あの可変戦闘機からゴミ箱ロボまで――【2013国際ロボット展】フォト&ムービーリポート:再検証「ロボット大国・日本」(12)(2/3 ページ)
世界最大級のロボット展示会「2013国際ロボット展(International Robot Exhibition 2013)」をリポート。サービスロボットゾーンでは、人が装着するパワードスーツやヒューマノイドロボットだけでなく、完全にあのロボットアニメを意識して作った飛行も可能な2足歩行ロボットなど、非常にユニークなロボットの数々に出会うことができた。
原発向けロボット事情
新エネルギー・産業技術総合開発機構(NEDO)のブースには、2013年3月に記事で取り上げた災害対策ロボットが展示されていた(関連記事:オールジャパンで挑む災害対策ロボット開発、実用化への道は?)。NEDOの担当者によると、まだ福島第一原子力発電所には投入されていないそうだが、「2014年には、よいお知らせができるのではないか。幾つかのロボットが使われるだろうと思っている」とのこと。

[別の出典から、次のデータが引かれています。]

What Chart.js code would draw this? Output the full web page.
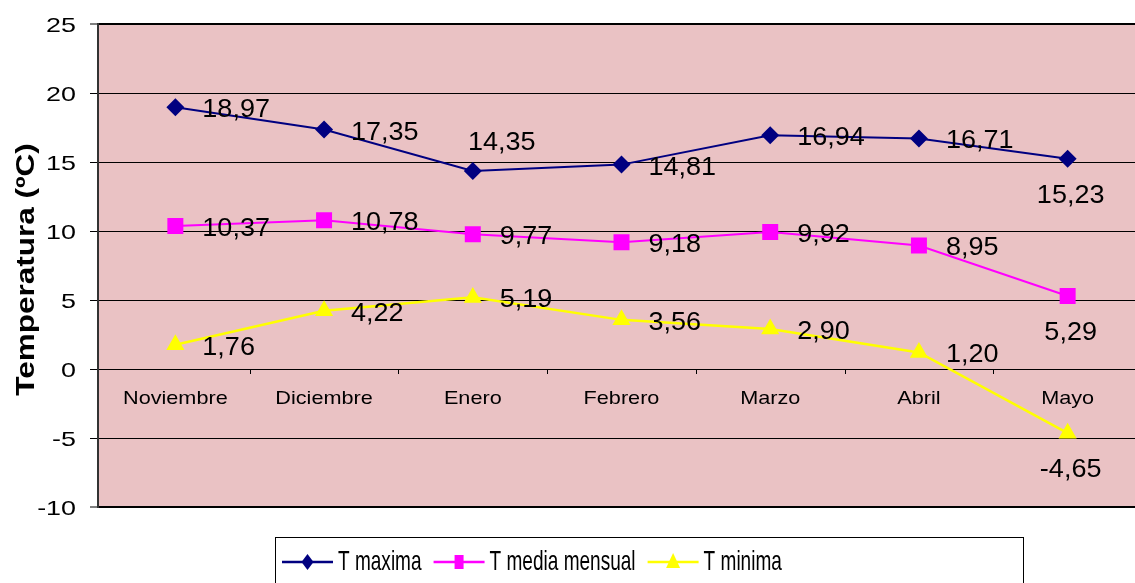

また、千葉工業大学は2013年9月、三菱重工業(MHI)との技術協力を発表。同大学が原発向けに新規開発したロボット「櫻弐號」のライセンスをMHIに供与し、同社が生産・販売を行っていくことを明らかにしていたが、今回、未発表だった「櫻壱號」も初めて公開した。形状は前述の記事で紹介した「Sakura」とほぼ同じで、櫻弐號と同様の防水性能も持たせた。ちなみに、MHIとのライセンス契約は櫻弐號に限定した話であり、櫻壱號がどのメーカーから発売されるのかは、まだ公表できないそうだ。
三井造船は、独Walischmiller Engineeringと共同開発した原発ロボット「V1000」を展示。福島第一を想定して設計されており、かなり大型のロボットであるが、建屋内に入れるサイズになっているという。階段は傾斜角52度までの昇降が可能。通信は無線の他、有線にも対応する。アームの可搬重量は100kgで、先端部をさまざまなツールに交換することも可能だ。
ゴミを拾わないゴミ箱ロボット――リョーエイ/豊橋技術科学大学
リョーエイ/豊橋技術科学大学のブースで動いていたのはゴミ箱ロボットの「Sociable Trash Box(STB)」。ゴミ箱ロボットと聞くと、ゴミを自動で拾ってくれるとか、あるいは投げたゴミを受け取ってくれるとか、そういう便利な機能を期待してしまうが、このロボットは全く逆に、人間がゴミを拾ってくれるように考えたものだという。
潜在ニーズはある!? 家庭向けロボットアーム――アールティ
ロボットアームというと産業用ロボットのイメージしかないが、アールティは家庭への応用をアピール。近未来のキッチンをイメージしたブースでプレゼンを行っていた。
家庭用ロボットアームのコンセプトモデルとして開発した「NEKONOTE(開発コードネーム:ネコノテ)」は、そばに置いても違和感のない親しみやすいデザインを採用(関連記事:ロボットが人型である必要性とは――人間にとって最適なロボットデザインを考える)。まるで人間に教えるように、ロボットアームをつかんで動かすことで、動作を覚えさせることが可能だ。このロボットアームの販売は考えていないそうだが、新規開発したモーターユニットは単体で発売する予定。
果たして、家庭向けでロボットアームが売れるのか。筆者は、潜在的なニーズは案外大きいのではと思っている。例えばキッチンでは、料理の手伝い。例えばはんだ付けでは、部品を持ってくれる。ただ、課題はやはりコストだろう。10万円を切るくらいになれば、購入を考える人も増えてくるのではないだろうか。